Why the heck is it even in this country? It is yet another example of “let’s bring in a non-native plant to help with an ecological problem…. WELL I GUESS THAT BACKFIRED.” The problem was soil erosion; now you have the problem that is UP TO MY EYEBALLS IN SHIT ROSES.
You see it a lot in reclaimed farmlands, where it was used extensively as a cattle brake. Why? This might surprise you, but it turns out that cows don’t like running face first into a wall of thorns.
This is the Wei. My mom had a Chinese exchange student named Wei (first tone, straight line over the “i” in Pinyin). We were trying to figure out what her name translated to; she knew it was a type of flower but she didn’t know the translation in English. So she asked Chinese-language Google, and lo and behold, it means “multiflora rose.”
… it’s an awkward conversation to tell someone they share a name with an invasive species. Usually I only have those conversations with leshy in my Pathfinder games.

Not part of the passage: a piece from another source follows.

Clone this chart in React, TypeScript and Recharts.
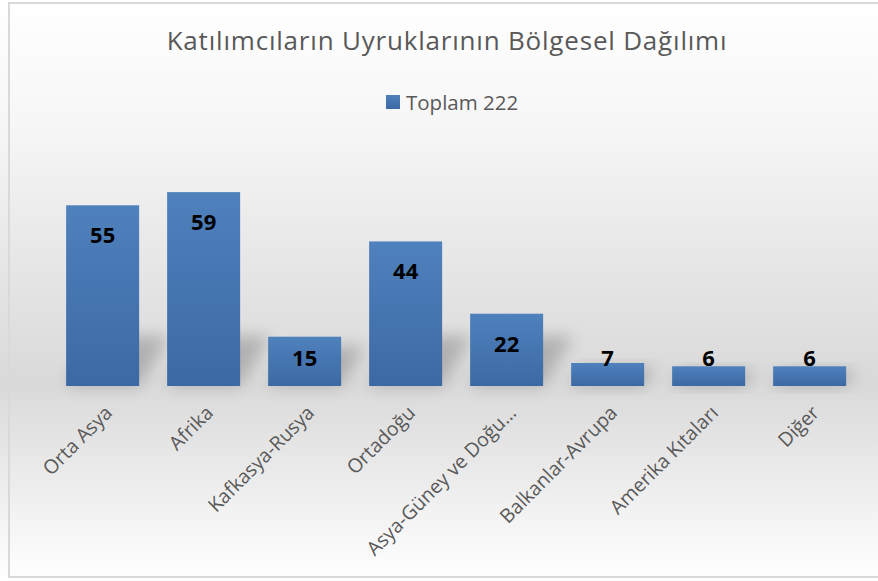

The way to tell multiflora rose apart from other, less shit roses? Well, for one thing its influorescence is a cluster of individual flowers. (“Influorescence” is botany speak for “flower or group of flowers”). They are usually white, too, and there are lots of them on a single branch.
But my favorite ONE WEIRD TRICK to identifying multiflora rose? The petiole (leaf stalk) looks like a feather:
In conclusion: multiflora rose: unless you have cattle, absolutely no good will come of having this in your yard.